Depois de anos de corrupção, esgotamento das ginásticas econômicas e desmoralização da contabilidade criativa, insuficiência das medidas sociais, caos e descrédito na prática política e da volta da inflação, o novo governo Dilma começa velho, como um casamento em crise. Junte-se a isso a necessidade de enfrentar a herança maldita – que seu governo criou e sua campanha escondeu -, tomando medidas que até dias antes acusava os opositores de planejar contra os interesses do povo e do país. E o resultado é um governo que se inicia sob desconfiança.

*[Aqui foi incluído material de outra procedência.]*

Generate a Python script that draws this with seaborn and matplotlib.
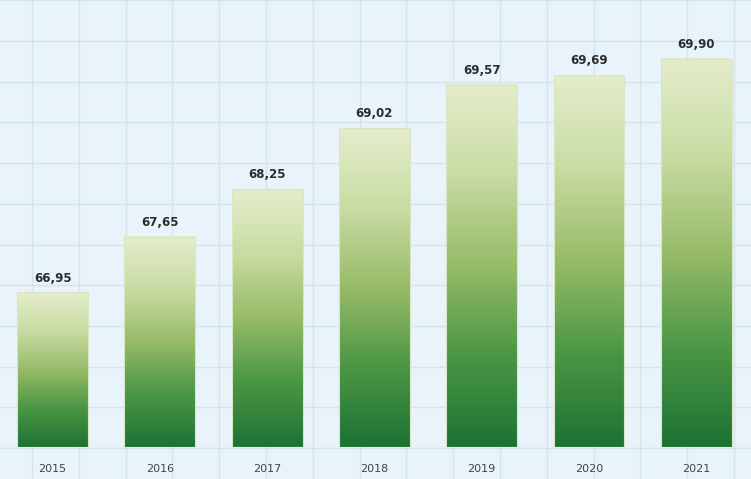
import numpy as np
import pandas as pd
import matplotlib
matplotlib.use("Agg")
import matplotlib.pyplot as plt
import seaborn as sns
from matplotlib.colors import LinearSegmentedColormap

years = ["2015", "2016", "2017", "2018", "2019", "2020", "2021"]
values = [66.95, 67.65, 68.25, 69.02, 69.57, 69.69, 69.90]

df = pd.DataFrame({"year": years, "value": values})

sns.set_theme(style="white")
plt.rcParams["font.family"] = ["DejaVu Sans"]

bg = "#e8f3fb"
grid_col = "#d5e3ed"
green = LinearSegmentedColormap.from_list(
    "greens", ["#1d7234", "#4a9644", "#97bb68", "#c9dca3", "#e4edcb"]
)

fig = plt.figure(figsize=(7.51, 4.79), dpi=100)
fig.patch.set_facecolor(bg)

# background graph-paper grid (pixel units)
bg_ax = fig.add_axes([0, 0, 1, 1], zorder=0)
bg_ax.set_xlim(0, 751)
bg_ax.set_ylim(479, 0)
bg_ax.set_facecolor(bg)
bg_ax.set_xticks(np.arange(32, 751, 46.8))
bg_ax.set_yticks(np.arange(448, -1, -40.7))
bg_ax.grid(True, color=grid_col, linewidth=1.0)
bg_ax.tick_params(length=0, labelbottom=False, labelleft=False)
for s in bg_ax.spines.values():
    s.set_visible(False)

# main axes: baseline at 65, bottom at pixel row 447
ax = fig.add_axes([0, 32 / 479, 1, 447 / 479], zorder=1)
ax.patch.set_alpha(0)
sns.barplot(data=df, x="year", y="value", ax=ax, width=0.66, color="#4a9644")
ax.set_xlim(-0.49, 6.51)
ax.set_ylim(65, 70.64)

base = 65
grad = np.linspace(0, 1, 256).reshape(-1, 1)
for p, v in zip(ax.patches, values):
    x0 = p.get_x()
    w = p.get_width()
    p.set_visible(False)
    ax.imshow(grad, cmap=green, origin="lower", aspect="auto",
              extent=[x0, x0 + w, base, p.get_height()], zorder=2,
              interpolation="bicubic")
    ax.add_patch(plt.Rectangle((x0, base), w, p.get_height() - base, fill=False,
                               edgecolor="#d8e6c4", linewidth=0.8, zorder=3))
    ax.text(x0 + w / 2, p.get_height() + 0.1, f"{v:.2f}".replace(".", ","),
            ha="center", va="bottom", fontsize=8.5, fontweight="bold", color="#2b2b2b")

ax.set_xticks(range(len(years)))
ax.set_xticklabels(years, fontsize=8, color="#444444")
ax.tick_params(axis="x", length=0, pad=12)
ax.set_yticks([])
ax.set_xlabel("")
ax.set_ylabel("")
for s in ax.spines.values():
    s.set_visible(False)
ax.axhline(base, color="#c8d6de", linewidth=0.8, zorder=1)

fig.savefig("out.png", dpi=100, facecolor=bg)
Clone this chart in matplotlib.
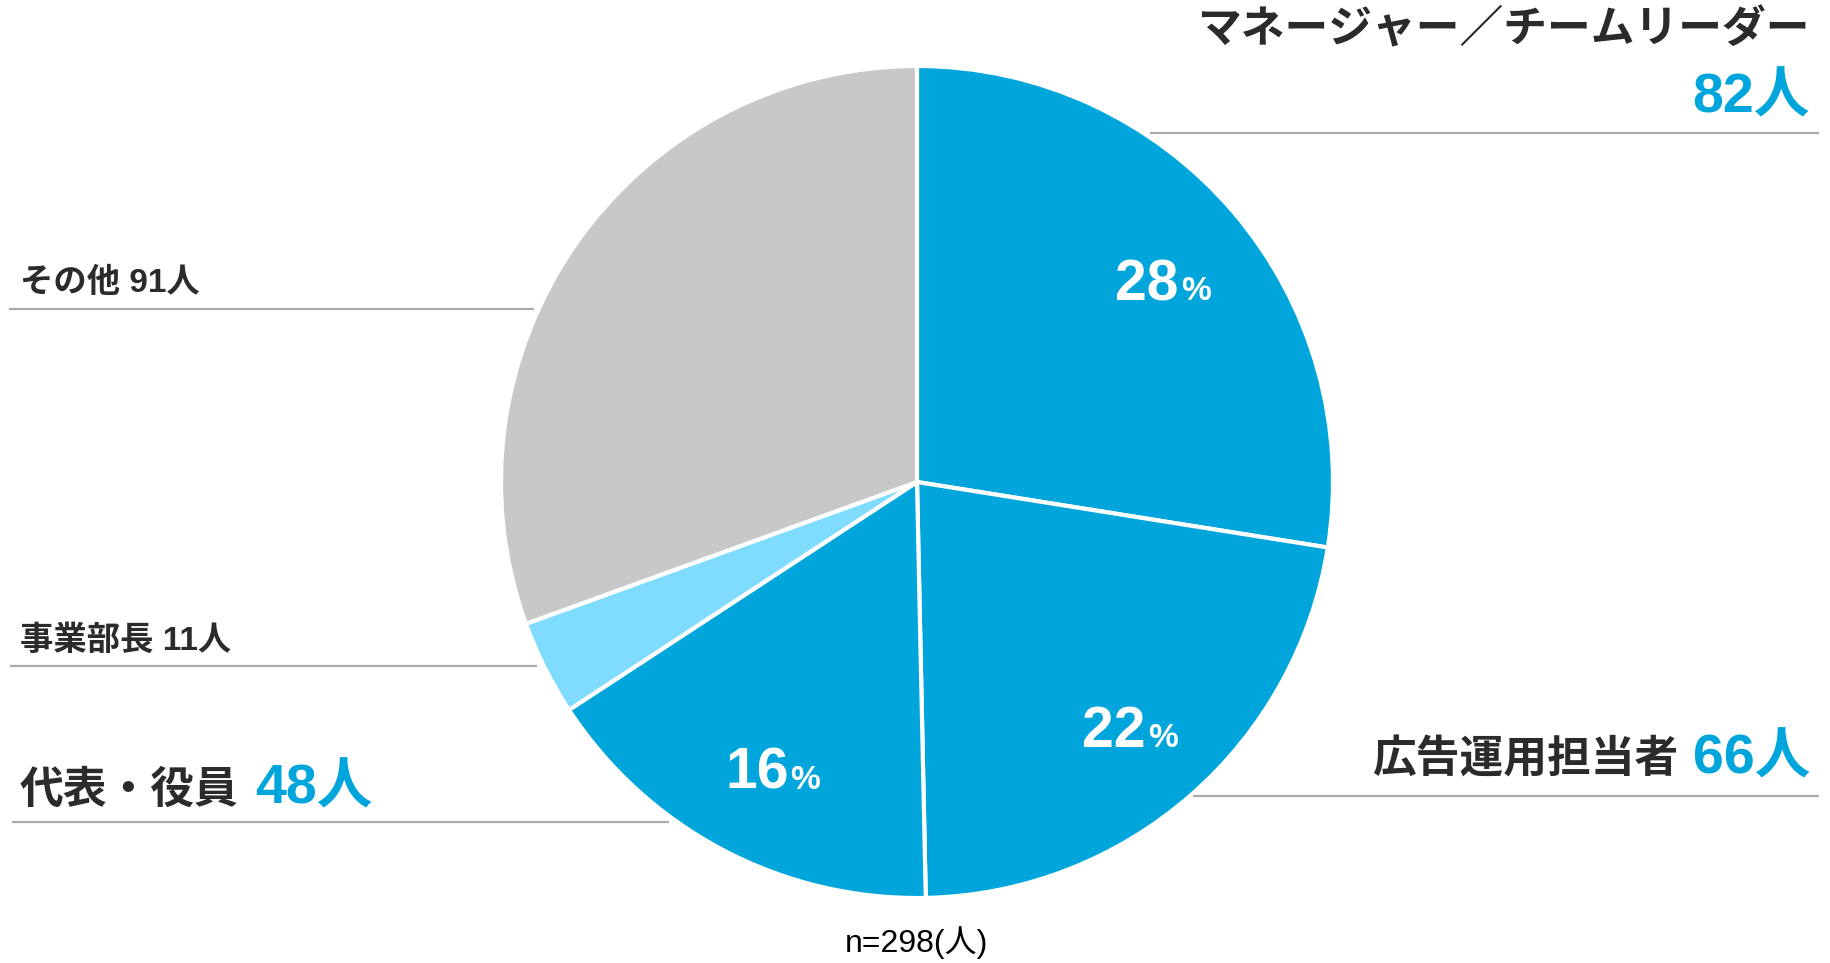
import numpy as np
import matplotlib
matplotlib.use("Agg")
import matplotlib.pyplot as plt

# data
labels = ["マネージャー／チームリーダー", "広告運用担当者", "代表・役員", "事業部長", "その他"]
counts = [82, 66, 48, 11, 91]
colors = ["#00a5dc", "#00a5dc", "#00a5dc", "#7fdcff", "#c8c8c8"]
pct_shown = [True, True, True, False, False]
total = sum(counts)

W, H = 1831, 963
BLUE = "#00a5dc"
DARK = "#2b2b2b"
GREY = "#aaaaaa"
FAM = ["Liberation Sans", "Noto Sans CJK JP"]

fig = plt.figure(figsize=(W / 100, H / 100), dpi=100)
ax = fig.add_axes([0, 0, 1, 1])

def Y(y):
    return H - y

cx, cy, r = 917, 482, 416
ax.pie(counts, colors=colors, startangle=90, counterclock=False,
       center=(cx, Y(cy)), radius=r,
       wedgeprops=dict(edgecolor="white", linewidth=3))
ax.set_xlim(0, W)
ax.set_ylim(0, H)
ax.set_aspect("equal")
ax.axis("off")

fig.canvas.draw()
rend = fig.canvas.get_renderer()

def width_px(t):
    bb = t.get_window_extent(renderer=rend)
    return bb.x0, bb.x1

# percent labels inside wedges
cum = 0
for v, show in zip(counts, pct_shown):
    mid = 90 - 360 * (cum + v / 2) / total
    cum += v
    if not show:
        continue
    px = cx + 0.765 * r * np.cos(np.radians(mid))
    py = Y(cy) + 0.765 * r * np.sin(np.radians(mid))
    num = ax.text(px - 12, py - 25, f"{round(100 * v / total)}", color="white",
                  fontsize=41, fontweight="bold", family=FAM,
                  ha="center", va="baseline")
    x0, x1 = width_px(num)
    ax.text(x1 + 2, py - 25, "%", color="white", fontsize=24,
            fontweight="bold", family=FAM, ha="left", va="baseline")

def hline(x0, x1, y):
    ax.plot([x0, x1], [Y(y), Y(y)], color=GREY, lw=1.6, solid_capstyle="butt")

# right side labels
ax.text(1810, Y(42), labels[0], color=DARK, fontsize=31.5, fontweight="bold",
        family=FAM, ha="right", va="baseline")
ax.text(1810, Y(112), f"{counts[0]}人", color=BLUE, fontsize=40,
        fontweight="bold", family=FAM, ha="right", va="baseline")
hline(1150, 1819, 133)

b = ax.text(1810, Y(773), f"{counts[1]}人", color=BLUE, fontsize=40,
            fontweight="bold", family=FAM, ha="right", va="baseline")
x0, _ = width_px(b)
ax.text(x0 - 14, Y(773), labels[1], color=DARK, fontsize=31.5,
        fontweight="bold", family=FAM, ha="right", va="baseline")
hline(1193, 1819, 796)

# left side labels
ax.text(20, Y(292), f"{labels[4]} {counts[4]}人", color=DARK, fontsize=24,
        fontweight="bold", family=FAM, ha="left", va="baseline")
hline(9, 534, 309)

ax.text(20, Y(650), f"{labels[3]} {counts[3]}人", color=DARK, fontsize=24,
        fontweight="bold", family=FAM, ha="left", va="baseline")
hline(10, 537, 666)

a = ax.text(20, Y(803), labels[2], color=DARK, fontsize=31.5,
            fontweight="bold", family=FAM, ha="left", va="baseline")
_, x1 = width_px(a)
ax.text(x1 + 16, Y(803), f"{counts[2]}人", color=BLUE, fontsize=40,
        fontweight="bold", family=FAM, ha="left", va="baseline")
hline(12, 669, 822)

ax.text(cx, Y(952), f"n={total}(人)", color="black", fontsize=23,
        family=FAM, ha="center", va="baseline")

fig.savefig("out.png", dpi=100)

Esta é a realidade com a qual o Brasil vai ter de conviver pelos próximos quatro anos, porque pior do que um governo sob desconfiança seria o rompimento com um governo constitucionalmente constituído. Por isso, é necessário o diálogo que a eleita propôs, mas para o qual a presidente ainda não fez qualquer gesto. Os desgastes do processo eleitoral – irresponsavelmente manobrado por marqueteiros desejosos dos votos no dia da eleição, independente das consequências para o futuro do país – exigem pontes, que não foram usadas no primeiro mandato e foram destruídas no período eleitoral.
O Congresso Nacional dividido em dezenas de minúsculos clubes eleitorais, viciados em acordos barganhados, objetivando o poder pelo poder, comprando ou vendendo apoio para o imediato, sem compromissos para mudar o futuro, não construiu pontes com as ruas. E o novo governo começa cansado, sem pontes nem terreno onde construí-las, passando a ideia de não querer mudar seus propósitos nem sua prática, e falando em diálogo como uma promessa atrasada de campanha.